I’ve been quite jumpy. I’ve been leaving lights on at night. And when I have to approach a dark room, I turn on the light by reaching into the room, and then I wait a few moments in case I startle something. (I haven’t.) I’ve been checking my shoes before I put them on. Lena has been patrolling at night, god bless her. Occasionally I hear her down there, seemingly chasing something, but I can assure you that I do not make a practice of going down to see. If I find something dead in the morning (and I haven’t) okay. But I don’t want to know what she does with her free time, I really don’t!

Isaac said, “How do you cook a mouse?”

I said, “Well, we don’t cook mice, because we don’t eat mice.”

He said, “I know how you cook them.”

“Um, how?”

“First: you take off the fur. Then you boil it and eat it!”

[Repressing the visual images that this conjures] “Hm. I suppose that would work, but we really don’t eat mice.”

“Why we don’t eat mice?”

Oh—god—I’ve had enough trouble explaining why we DO eat cows/chickens/turkeys/fish/pigs lately. It just all makes me wish I could just say that we’re herbivores like triceratops. Why did I ever stop being a vegetarian back in the 90s?

On another note, Isaac said recently, “I want to be a firefighter.”
“That’s great,” I said.
He paused and then added an important detail: “A LADY firefighter.”
Gulp.
With inward apologies to the transgendered community, I explained, “Well, you can’t be a LADY firefighter, because when you grow up you will be a man, and so you will never BE a lady, and so you will just have to be a fireman instead.”

“Okay,” he said with a shrug.

I guess the good news is that a few generations of feminism have been successful in breaking down those gender-based career roles.

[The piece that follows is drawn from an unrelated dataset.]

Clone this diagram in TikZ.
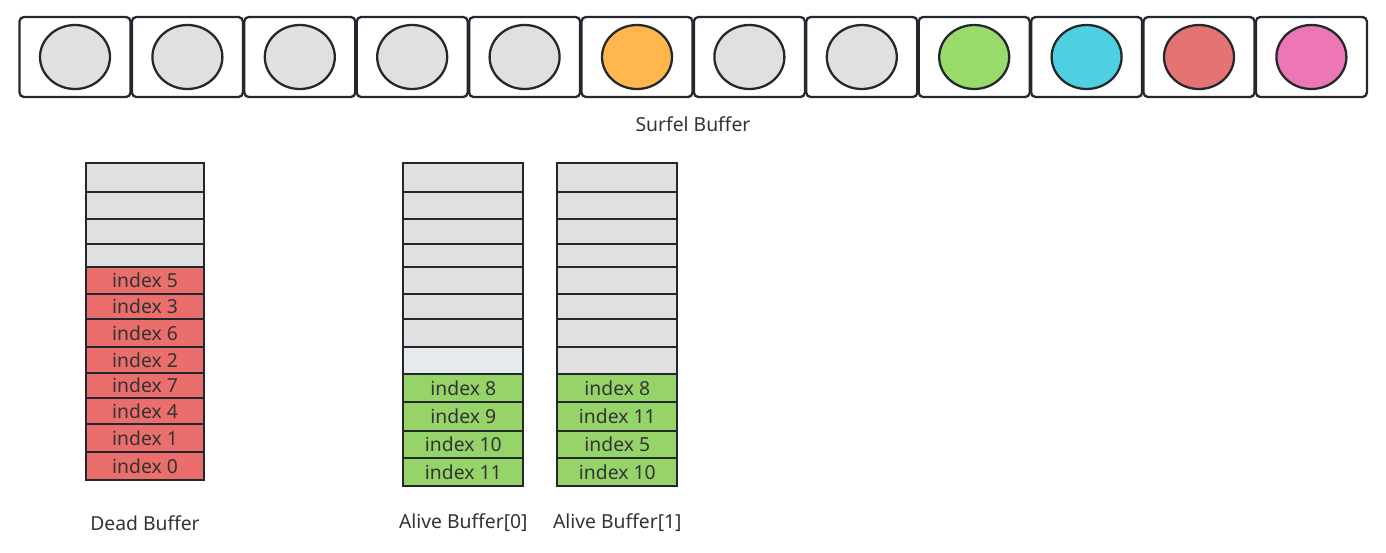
\documentclass[tikz,border=0pt]{standalone}
\usepackage{fontspec}
\setmainfont{Noto Sans}
\usepackage{tikz}
\usetikzlibrary{positioning, shapes.geometric}
\definecolor{cellLine}{HTML}{23282E}
\definecolor{labelText}{HTML}{333333}
\definecolor{emptyGrey}{HTML}{E0E0E0}
\definecolor{freshGrey}{HTML}{E7EAED}
\definecolor{deadRed}{HTML}{EA6E6B}
\definecolor{aliveGreen}{HTML}{96D46A}
\definecolor{surfOrange}{HTML}{FFB74D}
\definecolor{surfGreen}{HTML}{98DB6B}
\definecolor{surfCyan}{HTML}{4DD0E1}
\definecolor{surfRed}{HTML}{E57373}
\definecolor{surfPink}{HTML}{EC77B4}
\tikzset{
  slot/.style={draw=cellLine, line width=1.3pt, rounded corners=2.5pt, fill=white,
    minimum width=2.22cm, minimum height=1.6cm, inner sep=0pt},
  surfel/.style={ellipse, draw=cellLine, line width=1.3pt,
    minimum width=1.4cm, minimum height=1.28cm, inner sep=0pt},
  cell/.style={draw=cellLine, line width=1.3pt, inner sep=0pt,
    font=\fontsize{11}{13}\selectfont, text=labelText},
  caption/.style={font=\fontsize{11}{13}\selectfont, text=labelText}
}

\begin{document}
\begin{tikzpicture}[x=0.02cm, y=-0.02cm]
  \useasboundingbox (0,0) rectangle (1386,552);
  % ── Surfel buffer: twelve slots, five of them in use
  \foreach \i/\c in {0/emptyGrey,1/emptyGrey,2/emptyGrey,3/emptyGrey,4/emptyGrey,5/surfOrange,
                     6/emptyGrey,7/emptyGrey,8/surfGreen,9/surfCyan,10/surfRed,11/surfPink} {
    \node[slot] (slot\i) at ({75+\i*112.4}, 57) {};
    \node[surfel, fill=\c] (surfel\i) at (slot\i.center) {};
  }
  \node[caption] (surfelLabel) at (693, 124) {Surfel Buffer};
  % ── Dead buffer: free indices stacked from the bottom
  \foreach \t/\b/\c/\txt [count=\n] in {163/192/emptyGrey/{}, 192/219/emptyGrey/{}, 219/244/emptyGrey/{},
      244/267/emptyGrey/{}, 267/294/deadRed/index 5, 294/319/deadRed/index 3, 319/347/deadRed/index 6,
      347/373/deadRed/index 2, 373/398/deadRed/index 7, 398/424/deadRed/index 4,
      424/452/deadRed/index 1, 452/480/deadRed/index 0} {
    \pgfmathsetmacro{\h}{(\b-\t)*0.02}
    \node[cell, fill=\c, minimum width=2.36cm, minimum height=\h cm] (dead\n) at (145, {(\t+\b)/2}) {\txt};
  }
  \node[caption] (deadLabel) at (145, 523) {Dead Buffer};
  % ── Alive buffer [0]
  \foreach \t/\b/\c/\txt [count=\n] in {163/192/emptyGrey/{}, 192/219/emptyGrey/{}, 219/244/emptyGrey/{},
      244/267/emptyGrey/{}, 267/294/emptyGrey/{}, 294/319/emptyGrey/{}, 319/347/emptyGrey/{},
      347/374/freshGrey/{}, 374/402/aliveGreen/index 8, 402/431/aliveGreen/index 9,
      431/458/aliveGreen/index 10, 458/486/aliveGreen/index 11} {
    \pgfmathsetmacro{\h}{(\b-\t)*0.02}
    \node[cell, fill=\c, minimum width=2.4cm, minimum height=\h cm] (aliveA\n) at (463.3, {(\t+\b)/2}) {\txt};
  }
  \node[caption] (aliveALabel) at (463.3, 523) {Alive Buffer[0]};
  % ── Alive buffer [1]
  \foreach \t/\b/\c/\txt [count=\n] in {163/192/emptyGrey/{}, 192/219/emptyGrey/{}, 219/244/emptyGrey/{},
      244/267/emptyGrey/{}, 267/294/emptyGrey/{}, 294/319/emptyGrey/{}, 319/347/emptyGrey/{},
      347/374/emptyGrey/{}, 374/402/aliveGreen/index 8, 402/431/aliveGreen/index 11,
      431/458/aliveGreen/index 5, 458/486/aliveGreen/index 10} {
    \pgfmathsetmacro{\h}{(\b-\t)*0.02}
    \node[cell, fill=\c, minimum width=2.4cm, minimum height=\h cm] (aliveB\n) at (617.3, {(\t+\b)/2}) {\txt};
  }
  \node[caption] (aliveBLabel) at (617.3, 523) {Alive Buffer[1]};
\end{tikzpicture}
\end{document}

It’s like recently I got “Free to Be You and Me” out of the library because I used to love it so. But I turned it off shortly because what I realized right away was that it was no longer debunking these gender rules (like the teasing kids in “William Wants a Doll”) but for Isaac INTRODUCING the concepts in the first place. I guess that’s good. There’s been progress.

But still, if I see a rodent of any kind—I mean even just a tiny mouse or a harmless vole—you can expect me to shriek and leap directly up onto the nearest chair. It must be some kind of reflex.